CHAMPAIGN – Like many Americans, Laura Bynum became worried about the direction the country was taking after Sept. 11, 2001.
She was concerned about the passage of the Patriot Act and how little debate there had been on it, and how people seemed not to be able to tell the difference between fact and opinion.
A creative type who had worked in the corporate world, Bynum, then living in Mahomet, set out to write a novel that would be fun and interesting to read yet also serve as a cautionary tale.
After starting it – she did most of the writing at the Borders Bookstore cafe in Champaign, where she will read from her book on Tuesday evening – she followed the advice of other writers to attend a writers' conference.
She chose the 2006 Maui Writers Conference and while there, paid an extra $50 to enter its Rupert Hughes Award competition.
"For the winner they were going to read a selection from their book," she said. "It took me three sentences to realize they were reading from 'Veracity.'"
She won the $5,000 prize, a statuette and most important, interest from two literary agents. And this month, after a number of significant incidents in Bynum's personal life paralleled some in the writing of her novel, Pocket Books, a division of Simon & Schuster, released the hardcover edition of "Veracity," Bynum's vision of a totalitarian, dystopian society 35 years in the future.
Compared to Margaret Atwood's "The Handmaid's Tale" and George Orwell's "1984," "Veracity" follows "Sentient" (called a psychic these days) Harper Adams, a divorced mother of a daughter named Veracity who works for the Confederation before being recruited to the underground resistance, headquartered in the desolate countryside in the Midwest. (Bynum, a Springfield native, was thinking of her grandmother's farm at Chesterfield.)
The Federation controls its citizens with slates embedded near the carotid artery in their necks, monitoring what they say and where they go. The government "Red Lists" an increasing number of words that can't be used under penalty of death.
"It's so controversial, and it's a tweener," Bynum said, referring to the fact that book stores don't know whether to shelve the 362-page novel under fiction or science-fiction. "It is a commentary on something that's scary for people. It asks people to go back and review what they believe."
So far, the biggest honor given "Veracity" is IndieBound.org choosing to list it as an Indie Notable in February, Bynum said.

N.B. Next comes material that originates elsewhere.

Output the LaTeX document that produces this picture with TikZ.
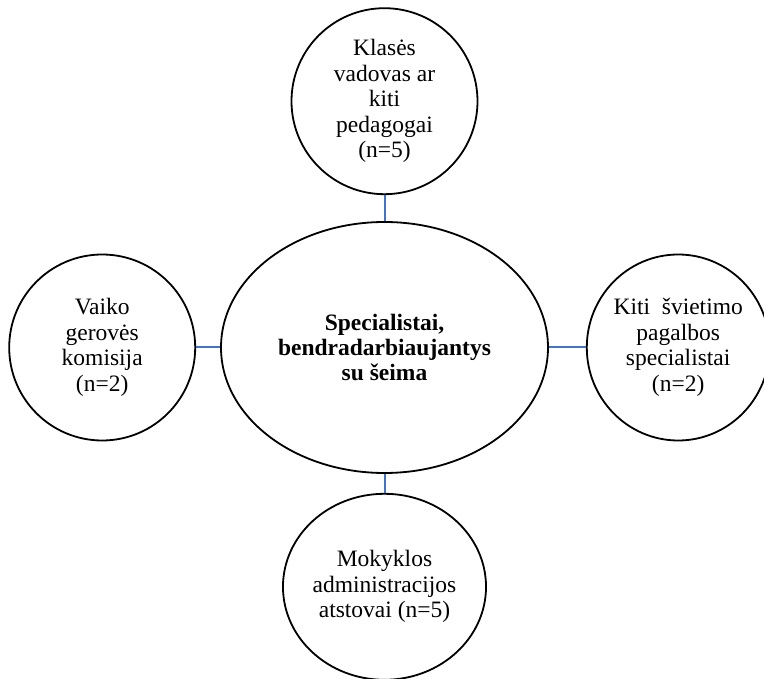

The suspenseful book has a cinematic feel. Bynum also has a film agent who is shopping around "Veracity" as a possible movie project. Some big-name producers have shown interest, according to Bynum.
The 41-year-old Bynum is now working on her second novel, a contemporary tale that she compared to "The Ghost and Mrs. Muir," with a twist. Bynum and her family now live in Culpeper, Va.
If you go
What: Former Champaign-Urbana resident Laura Bynum will read from and sign copies of her debut novel, "Veracity" (Pocket Books, $25).
When: 7 p.m. Tuesday.
Where: Borders Bookstore, 802 W. Town Center Boulevard, C.